Start of Supplied material

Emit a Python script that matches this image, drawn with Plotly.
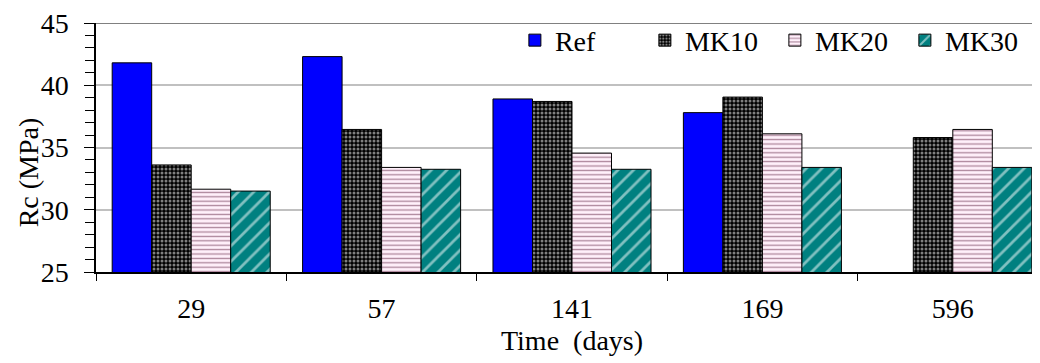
import plotly.graph_objects as go

categories = ["29", "57", "141", "169", "596"]
ref = [41.8, 42.3, 38.9, 37.8, None]
mk10 = [33.6, 36.45, 38.7, 39.05, 35.8]
mk20 = [31.65, 33.4, 34.55, 36.1, 36.45]
mk30 = [31.5, 33.25, 33.25, 33.4, 33.4]
series_names = ["Ref", "MK10", "MK20", "MK30"]

FONT = "Liberation Serif"
FS = 28
fig = go.Figure()
line = dict(color="black", width=1)
fig.add_trace(go.Bar(name=series_names[0], x=categories, y=ref,
                     marker=dict(color="#0000ff", line=line)))
fig.add_trace(go.Bar(name=series_names[1], x=categories, y=mk10,
                     marker=dict(color="black", line=line,
                                 pattern=dict(shape=".", fgcolor="white", bgcolor="black",
                                              size=4, solidity=0.45))))
fig.add_trace(go.Bar(name=series_names[2], x=categories, y=mk20,
                     marker=dict(color="#fff0fa", line=line,
                                 pattern=dict(shape="-", fgcolor="#5a1a3a", bgcolor="#fff0fa",
                                              size=4.4, solidity=0.3))))
fig.add_trace(go.Bar(name=series_names[3], x=categories, y=mk30,
                     marker=dict(color="#008080", line=line,
                                 pattern=dict(shape="/", fgcolor="white", bgcolor="#008080",
                                              size=11, solidity=0.25))))

fig.add_shape(type="line", xref="paper", yref="y", x0=0, x1=1, y0=45, y1=45,
              line=dict(color="#808080", width=2))

fig.add_annotation(text="Rc (MPa)", xref="paper", yref="paper", x=-0.0715, y=0.40,
                   xanchor="center", yanchor="middle", textangle=-90, showarrow=False,
                   borderpad=0,
                   font=dict(family=FONT, size=FS, color="black"))

fig.update_layout(
    width=1040, height=363,
    margin=dict(l=88, r=0, t=15, b=99),
    paper_bgcolor="white", plot_bgcolor="white",
    barmode="group", bargap=0.17, bargroupgap=0,
    font=dict(family=FONT, size=FS, color="black"),
    showlegend=True,
    legend=dict(orientation="h", x=0.44, xanchor="left", y=0.93, yanchor="middle",
                bgcolor="rgba(0,0,0,0)", font=dict(family=FONT, size=FS, color="black"),
                entrywidth=85, entrywidthmode="pixels", itemwidth=30),
    xaxis=dict(range=[-0.5, 4.5], showline=True, linecolor="black", linewidth=1.5,
               automargin=False,
               ticks="outside", ticklen=7, tickcolor="black", tickson="boundaries",
               ticklabelstandoff=11,
               title=dict(text="Time  (days)", standoff=7, font=dict(family=FONT, size=FS)),
               tickfont=dict(family=FONT, size=FS), showgrid=False),
    yaxis=dict(range=[25, 45], dtick=5, showline=True, linecolor="black", linewidth=1.5,
               automargin=False, ticklabeloverflow="allow",
               ticks="outside", ticklen=10, tickcolor="black",
               minor=dict(dtick=1, ticks="outside", ticklen=9, tickcolor="black", showgrid=False),
               showgrid=True, gridcolor="#c0c0c0", gridwidth=1.5,
               tickfont=dict(family=FONT, size=FS), ticklabelstandoff=10,
               zeroline=False),
)

fig.write_html("out.html")
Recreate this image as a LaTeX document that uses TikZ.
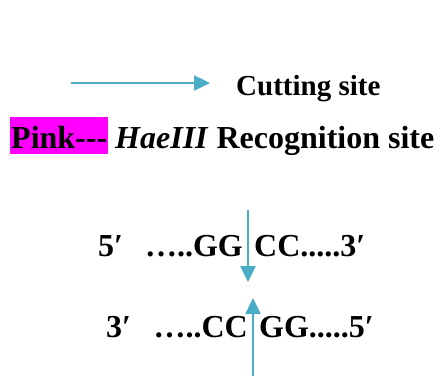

End of Supplied material

Copy every record above exactly as written, but leave out the pictures.

### [Exercise answer]
Emit a Python script that matches this image, drawn with Plotly.
import plotly.graph_objects as go

categories = ["29", "57", "141", "169", "596"]
ref = [41.8, 42.3, 38.9, 37.8, None]
mk10 = [33.6, 36.45, 38.7, 39.05, 35.8]
mk20 = [31.65, 33.4, 34.55, 36.1, 36.45]
mk30 = [31.5, 33.25, 33.25, 33.4, 33.4]
series_names = ["Ref", "MK10", "MK20", "MK30"]

FONT = "Liberation Serif"
FS = 28
fig = go.Figure()
line = dict(color="black", width=1)
fig.add_trace(go.Bar(name=series_names[0], x=categories, y=ref,
                     marker=dict(color="#0000ff", line=line)))
fig.add_trace(go.Bar(name=series_names[1], x=categories, y=mk10,
                     marker=dict(color="black", line=line,
                                 pattern=dict(shape=".", fgcolor="white", bgcolor="black",
                                              size=4, solidity=0.45))))
fig.add_trace(go.Bar(name=series_names[2], x=categories, y=mk20,
                     marker=dict(color="#fff0fa", line=line,
                                 pattern=dict(shape="-", fgcolor="#5a1a3a", bgcolor="#fff0fa",
                                              size=4.4, solidity=0.3))))
fig.add_trace(go.Bar(name=series_names[3], x=categories, y=mk30,
                     marker=dict(color="#008080", line=line,
                                 pattern=dict(shape="/", fgcolor="white", bgcolor="#008080",
                                              size=11, solidity=0.25))))

fig.add_shape(type="line", xref="paper", yref="y", x0=0, x1=1, y0=45, y1=45,
              line=dict(color="#808080", width=2))

fig.add_annotation(text="Rc (MPa)", xref="paper", yref="paper", x=-0.0715, y=0.40,
                   xanchor="center", yanchor="middle", textangle=-90, showarrow=False,
                   borderpad=0,
                   font=dict(family=FONT, size=FS, color="black"))

fig.update_layout(
    width=1040, height=363,
    margin=dict(l=88, r=0, t=15, b=99),
    paper_bgcolor="white", plot_bgcolor="white",
    barmode="group", bargap=0.17, bargroupgap=0,
    font=dict(family=FONT, size=FS, color="black"),
    showlegend=True,
    legend=dict(orientation="h", x=0.44, xanchor="left", y=0.93, yanchor="middle",
                bgcolor="rgba(0,0,0,0)", font=dict(family=FONT, size=FS, color="black"),
                entrywidth=85, entrywidthmode="pixels", itemwidth=30),
    xaxis=dict(range=[-0.5, 4.5], showline=True, linecolor="black", linewidth=1.5,
               automargin=False,
               ticks="outside", ticklen=7, tickcolor="black", tickson="boundaries",
               ticklabelstandoff=11,
               title=dict(text="Time  (days)", standoff=7, font=dict(family=FONT, size=FS)),
               tickfont=dict(family=FONT, size=FS), showgrid=False),
    yaxis=dict(range=[25, 45], dtick=5, showline=True, linecolor="black", linewidth=1.5,
               automargin=False, ticklabeloverflow="allow",
               ticks="outside", ticklen=10, tickcolor="black",
               minor=dict(dtick=1, ticks="outside", ticklen=9, tickcolor="black", showgrid=False),
               showgrid=True, gridcolor="#c0c0c0", gridwidth=1.5,
               tickfont=dict(family=FONT, size=FS), ticklabelstandoff=10,
               zeroline=False),
)

fig.write_html("out.html")
Recreate this image as a LaTeX document that uses TikZ.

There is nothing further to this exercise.